[SUPPLIED INFORMATION]:
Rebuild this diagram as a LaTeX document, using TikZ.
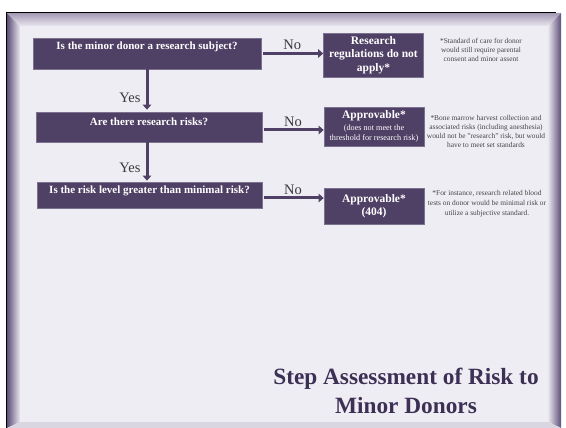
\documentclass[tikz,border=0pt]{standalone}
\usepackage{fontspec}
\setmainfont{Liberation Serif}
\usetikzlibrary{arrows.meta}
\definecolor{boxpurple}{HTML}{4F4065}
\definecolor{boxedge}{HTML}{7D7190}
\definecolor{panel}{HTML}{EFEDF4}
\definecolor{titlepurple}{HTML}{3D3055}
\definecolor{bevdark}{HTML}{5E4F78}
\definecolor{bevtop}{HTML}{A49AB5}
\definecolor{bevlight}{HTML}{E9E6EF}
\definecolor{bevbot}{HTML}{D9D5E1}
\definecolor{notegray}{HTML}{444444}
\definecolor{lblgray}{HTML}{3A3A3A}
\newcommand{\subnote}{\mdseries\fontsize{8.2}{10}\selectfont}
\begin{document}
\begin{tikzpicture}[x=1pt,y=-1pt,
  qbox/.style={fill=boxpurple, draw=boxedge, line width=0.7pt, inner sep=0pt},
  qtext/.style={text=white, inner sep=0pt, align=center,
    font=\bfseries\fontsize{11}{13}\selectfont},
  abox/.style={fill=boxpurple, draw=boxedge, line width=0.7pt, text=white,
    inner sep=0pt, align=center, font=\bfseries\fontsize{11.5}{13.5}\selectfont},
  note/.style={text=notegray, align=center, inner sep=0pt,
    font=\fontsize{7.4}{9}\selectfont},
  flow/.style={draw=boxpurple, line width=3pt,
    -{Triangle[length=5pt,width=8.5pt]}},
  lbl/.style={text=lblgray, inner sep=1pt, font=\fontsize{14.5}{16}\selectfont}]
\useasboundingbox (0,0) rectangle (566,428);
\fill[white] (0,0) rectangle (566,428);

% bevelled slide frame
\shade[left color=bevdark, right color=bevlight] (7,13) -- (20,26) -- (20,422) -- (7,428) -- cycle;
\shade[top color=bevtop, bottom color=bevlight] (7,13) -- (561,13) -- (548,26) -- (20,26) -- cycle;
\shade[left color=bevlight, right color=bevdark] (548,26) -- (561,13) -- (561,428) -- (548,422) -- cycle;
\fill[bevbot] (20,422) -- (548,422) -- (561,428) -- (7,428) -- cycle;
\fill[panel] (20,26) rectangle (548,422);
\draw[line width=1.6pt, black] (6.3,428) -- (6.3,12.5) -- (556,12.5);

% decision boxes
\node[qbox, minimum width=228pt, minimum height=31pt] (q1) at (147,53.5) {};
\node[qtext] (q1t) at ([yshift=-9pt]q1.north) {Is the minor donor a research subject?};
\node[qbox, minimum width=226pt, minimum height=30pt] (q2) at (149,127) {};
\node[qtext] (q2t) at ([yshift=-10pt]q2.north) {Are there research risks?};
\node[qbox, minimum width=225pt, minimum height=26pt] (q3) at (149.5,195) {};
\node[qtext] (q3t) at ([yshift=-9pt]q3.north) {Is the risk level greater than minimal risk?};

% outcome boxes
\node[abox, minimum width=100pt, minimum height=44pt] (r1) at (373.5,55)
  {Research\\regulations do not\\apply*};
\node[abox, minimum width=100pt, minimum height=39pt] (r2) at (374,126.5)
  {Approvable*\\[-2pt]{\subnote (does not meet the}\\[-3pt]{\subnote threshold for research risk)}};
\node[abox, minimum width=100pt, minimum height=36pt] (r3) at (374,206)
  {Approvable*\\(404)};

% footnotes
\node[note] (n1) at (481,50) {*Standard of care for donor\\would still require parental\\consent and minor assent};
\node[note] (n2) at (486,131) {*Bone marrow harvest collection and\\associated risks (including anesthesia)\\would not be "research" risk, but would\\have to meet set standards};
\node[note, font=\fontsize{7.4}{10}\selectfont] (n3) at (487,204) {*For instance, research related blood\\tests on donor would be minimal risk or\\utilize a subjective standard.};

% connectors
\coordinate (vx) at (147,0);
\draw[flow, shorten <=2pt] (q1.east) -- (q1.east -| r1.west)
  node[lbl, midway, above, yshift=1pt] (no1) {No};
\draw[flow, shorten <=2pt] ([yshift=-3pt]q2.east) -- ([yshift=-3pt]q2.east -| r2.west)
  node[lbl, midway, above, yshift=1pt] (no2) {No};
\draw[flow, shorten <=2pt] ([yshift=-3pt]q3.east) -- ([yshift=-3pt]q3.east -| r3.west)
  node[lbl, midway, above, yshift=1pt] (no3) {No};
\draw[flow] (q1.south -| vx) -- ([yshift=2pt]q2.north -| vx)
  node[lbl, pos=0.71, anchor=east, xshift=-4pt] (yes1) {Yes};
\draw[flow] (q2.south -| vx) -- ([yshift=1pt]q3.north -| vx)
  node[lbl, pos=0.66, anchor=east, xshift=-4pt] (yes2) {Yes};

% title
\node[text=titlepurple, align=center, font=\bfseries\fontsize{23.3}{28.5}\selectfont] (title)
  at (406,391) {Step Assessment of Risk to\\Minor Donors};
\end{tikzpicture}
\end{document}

[AIM OF THE EXERCISE]: Return the material word for word. Pictures are not part of the copy.

[THE OUTPUT]:
Rebuild this diagram as a LaTeX document, using TikZ.
\documentclass[tikz,border=0pt]{standalone}
\usepackage{fontspec}
\setmainfont{Liberation Serif}
\usetikzlibrary{arrows.meta}
\definecolor{boxpurple}{HTML}{4F4065}
\definecolor{boxedge}{HTML}{7D7190}
\definecolor{panel}{HTML}{EFEDF4}
\definecolor{titlepurple}{HTML}{3D3055}
\definecolor{bevdark}{HTML}{5E4F78}
\definecolor{bevtop}{HTML}{A49AB5}
\definecolor{bevlight}{HTML}{E9E6EF}
\definecolor{bevbot}{HTML}{D9D5E1}
\definecolor{notegray}{HTML}{444444}
\definecolor{lblgray}{HTML}{3A3A3A}
\newcommand{\subnote}{\mdseries\fontsize{8.2}{10}\selectfont}
\begin{document}
\begin{tikzpicture}[x=1pt,y=-1pt,
  qbox/.style={fill=boxpurple, draw=boxedge, line width=0.7pt, inner sep=0pt},
  qtext/.style={text=white, inner sep=0pt, align=center,
    font=\bfseries\fontsize{11}{13}\selectfont},
  abox/.style={fill=boxpurple, draw=boxedge, line width=0.7pt, text=white,
    inner sep=0pt, align=center, font=\bfseries\fontsize{11.5}{13.5}\selectfont},
  note/.style={text=notegray, align=center, inner sep=0pt,
    font=\fontsize{7.4}{9}\selectfont},
  flow/.style={draw=boxpurple, line width=3pt,
    -{Triangle[length=5pt,width=8.5pt]}},
  lbl/.style={text=lblgray, inner sep=1pt, font=\fontsize{14.5}{16}\selectfont}]
\useasboundingbox (0,0) rectangle (566,428);
\fill[white] (0,0) rectangle (566,428);

% bevelled slide frame
\shade[left color=bevdark, right color=bevlight] (7,13) -- (20,26) -- (20,422) -- (7,428) -- cycle;
\shade[top color=bevtop, bottom color=bevlight] (7,13) -- (561,13) -- (548,26) -- (20,26) -- cycle;
\shade[left color=bevlight, right color=bevdark] (548,26) -- (561,13) -- (561,428) -- (548,422) -- cycle;
\fill[bevbot] (20,422) -- (548,422) -- (561,428) -- (7,428) -- cycle;
\fill[panel] (20,26) rectangle (548,422);
\draw[line width=1.6pt, black] (6.3,428) -- (6.3,12.5) -- (556,12.5);

% decision boxes
\node[qbox, minimum width=228pt, minimum height=31pt] (q1) at (147,53.5) {};
\node[qtext] (q1t) at ([yshift=-9pt]q1.north) {Is the minor donor a research subject?};
\node[qbox, minimum width=226pt, minimum height=30pt] (q2) at (149,127) {};
\node[qtext] (q2t) at ([yshift=-10pt]q2.north) {Are there research risks?};
\node[qbox, minimum width=225pt, minimum height=26pt] (q3) at (149.5,195) {};
\node[qtext] (q3t) at ([yshift=-9pt]q3.north) {Is the risk level greater than minimal risk?};

% outcome boxes
\node[abox, minimum width=100pt, minimum height=44pt] (r1) at (373.5,55)
  {Research\\regulations do not\\apply*};
\node[abox, minimum width=100pt, minimum height=39pt] (r2) at (374,126.5)
  {Approvable*\\[-2pt]{\subnote (does not meet the}\\[-3pt]{\subnote threshold for research risk)}};
\node[abox, minimum width=100pt, minimum height=36pt] (r3) at (374,206)
  {Approvable*\\(404)};

% footnotes
\node[note] (n1) at (481,50) {*Standard of care for donor\\would still require parental\\consent and minor assent};
\node[note] (n2) at (486,131) {*Bone marrow harvest collection and\\associated risks (including anesthesia)\\would not be "research" risk, but would\\have to meet set standards};
\node[note, font=\fontsize{7.4}{10}\selectfont] (n3) at (487,204) {*For instance, research related blood\\tests on donor would be minimal risk or\\utilize a subjective standard.};

% connectors
\coordinate (vx) at (147,0);
\draw[flow, shorten <=2pt] (q1.east) -- (q1.east -| r1.west)
  node[lbl, midway, above, yshift=1pt] (no1) {No};
\draw[flow, shorten <=2pt] ([yshift=-3pt]q2.east) -- ([yshift=-3pt]q2.east -| r2.west)
  node[lbl, midway, above, yshift=1pt] (no2) {No};
\draw[flow, shorten <=2pt] ([yshift=-3pt]q3.east) -- ([yshift=-3pt]q3.east -| r3.west)
  node[lbl, midway, above, yshift=1pt] (no3) {No};
\draw[flow] (q1.south -| vx) -- ([yshift=2pt]q2.north -| vx)
  node[lbl, pos=0.71, anchor=east, xshift=-4pt] (yes1) {Yes};
\draw[flow] (q2.south -| vx) -- ([yshift=1pt]q3.north -| vx)
  node[lbl, pos=0.66, anchor=east, xshift=-4pt] (yes2) {Yes};

% title
\node[text=titlepurple, align=center, font=\bfseries\fontsize{23.3}{28.5}\selectfont] (title)
  at (406,391) {Step Assessment of Risk to\\Minor Donors};
\end{tikzpicture}
\end{document}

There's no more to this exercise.